Without surprise, looking deeper into the Sets and Gets, we get the same remarks as for the Total Throughput. MemoryDB, in that regard, delivers less performance compared to ElasticSearch. The gap seems to be even greater when multiple replicas are used for the shards.
Latency
In the following plot you can see the latency performance of the combined Sets and Gets, also refered to as Total Latency.
MemoryDB is exhibiting considerable latency, at least when it comes to the benchmarking execution set. Only when we are increasing the underlying computing capcity considerably we get results equivalent to ElastiCache. On the hand, ElastiCache seems to be consistent as we go through the different instance types when it comes to latency. Increasing the number of replicas from 0 to 2, the performance increase is less when switching to the r6g.2xlarge from the r6g.large. The above statement is true only for the 99 and 99.9 percentiles.

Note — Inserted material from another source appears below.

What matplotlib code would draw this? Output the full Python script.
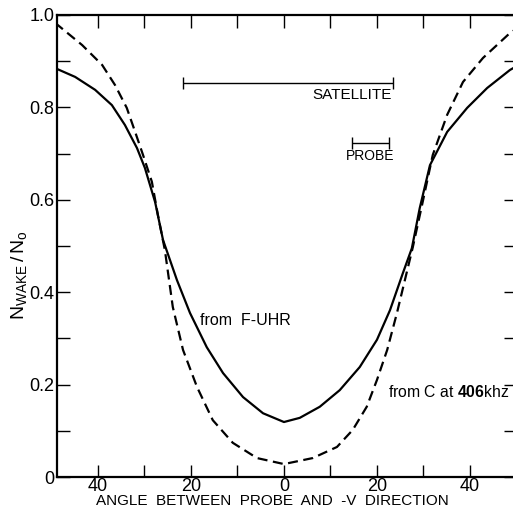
import matplotlib
matplotlib.use("Agg")
import matplotlib.pyplot as plt

plt.rcParams['font.family'] = ['Liberation Sans', 'DejaVu Sans']
plt.rcParams['mathtext.fontset'] = 'custom'
plt.rcParams['mathtext.rm'] = 'Liberation Sans'
plt.rcParams['mathtext.bf'] = 'Liberation Sans:bold'

# curve: from F-UHR (solid)
angle_fuhr = [-49.2, -44.9, -40.6, -37.0, -34.2, -31.6, -29.9, -27.7, -26.0, -23.0,
              -20.2, -16.6, -13.1, -8.8, -4.5, 0.0, 3.4, 7.7, 12.0, 16.3,
              20.0, 22.8, 25.6, 27.5, 29.2, 31.4, 35.1, 39.4, 43.7, 48.6, 50.0]
nwake_fuhr = [0.885, 0.866, 0.838, 0.805, 0.762, 0.712, 0.669, 0.595, 0.513, 0.426,
              0.355, 0.281, 0.225, 0.173, 0.138, 0.119, 0.128, 0.152, 0.188, 0.238,
              0.297, 0.361, 0.442, 0.495, 0.582, 0.675, 0.747, 0.799, 0.842, 0.881, 0.889]

# from C at 406 kHz (dashed)
angle_c406 = [-49.2, -48.6, -43.4, -39.1, -36.3, -33.8, -32.0, -30.3, -28.4, -27.1, -25.6,
              -23.9, -21.7, -18.7, -15.3, -11.0, -5.8, 0.0, 6.2, 11.4,
              14.8, 17.8, 20.0, 22.2, 24.3, 26.0, 27.7, 29.7, 32.0, 35.1,
              38.5, 42.8, 48.6, 50.0]
nwake_c406 = [0.983, 0.978, 0.935, 0.892, 0.848, 0.799, 0.747, 0.697, 0.639, 0.567, 0.491,
              0.368, 0.275, 0.195, 0.123, 0.074, 0.041, 0.028, 0.041, 0.065,
              0.102, 0.152, 0.210, 0.275, 0.355, 0.426, 0.497, 0.589, 0.697, 0.784,
              0.855, 0.907, 0.961, 0.970]

satellite_range = [-21.7, 23.4]
satellite_level = 0.853
probe_range = [14.6, 22.6]
probe_level = 0.723

xticks = [-40, -20, 0, 20, 40]
xtick_labels = ['40', '20', '0', '20', '40']
yticks = [0, 0.2, 0.4, 0.6, 0.8, 1.0]
ytick_labels = ['0', '0.2', '0.4', '0.6', '0.8', '1.0']

fig = plt.figure(figsize=(5.13, 5.16), dpi=100)
ax = fig.add_axes([57 / 513, 39 / 516, 459 / 513, 462 / 516])

ax.plot(angle_fuhr, nwake_fuhr, color='black', lw=1.6)
ax.plot(angle_c406, nwake_c406, color='black', lw=1.6, linestyle=(0, (4.5, 2.5)))

for rng, lvl in [(satellite_range, satellite_level), (probe_range, probe_level)]:
    mid = (rng[0] + rng[1]) / 2
    ax.errorbar(mid, lvl, xerr=(rng[1] - rng[0]) / 2, fmt='none', ecolor='black',
                elinewidth=1.0, capsize=4, capthick=1.0)

ax.text(satellite_range[1] - 0.2, 0.842, 'SATELLITE', ha='right', va='top', fontsize=11)
ax.text(sum(probe_range) / 2, 0.695, 'PROBE', ha='center', va='center', fontsize=10)
ax.text(-18.0, 0.338, 'from  F-UHR', ha='left', va='center', fontsize=11.5)
ax.text(22.4, 0.184, r'from C at $\mathbf{406}$khz', ha='left', va='center', fontsize=11.3)

ax.set_xlim(-48.8, 49.9)
ax.set_ylim(0, 1.0)
ax.set_xticks(xticks)
ax.set_xticklabels(xtick_labels)
ax.set_xticks(range(-40, 50, 10), minor=True)
ax.set_yticks(yticks)
ax.set_yticklabels(ytick_labels)
ax.set_yticks([i / 10 for i in range(11)], minor=True)

ax.tick_params(which='both', direction='in', top=True, right=True, length=9, width=1.0,
               labelsize=13)
ax.tick_params(axis='x', which='both', pad=0.5)
ax.tick_params(axis='y', which='both', pad=2)
for sp in ax.spines.values():
    sp.set_linewidth(1.6)

ax.set_xlabel('ANGLE  BETWEEN  PROBE  AND  -V  DIRECTION', fontsize=11)
ax.xaxis.set_label_coords(0.469, -0.036)
ax.set_ylabel(r'$\mathrm{N_{WAKE}}\,/\,\mathrm{N_o}$', fontsize=14)
ax.yaxis.set_label_coords(-0.062, 0.437)

fig.savefig('out.png', dpi=100)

Below you can see the results for the 1 node scenario split over the Sets and Gets.
Conclusion
It is quite evident that the extra durability of the implementation of Amazon MemoryDB comes at cost of performance that is available with Amazon ElastiCache. Although the results are affected by the configuration that was selected for the benchmarking tool, I believe that they are a good indicator for the expectations we can have in terms of performance from the two services. This means that the two services are different in their offerings and will remain available in the long run and they have distinct use cases.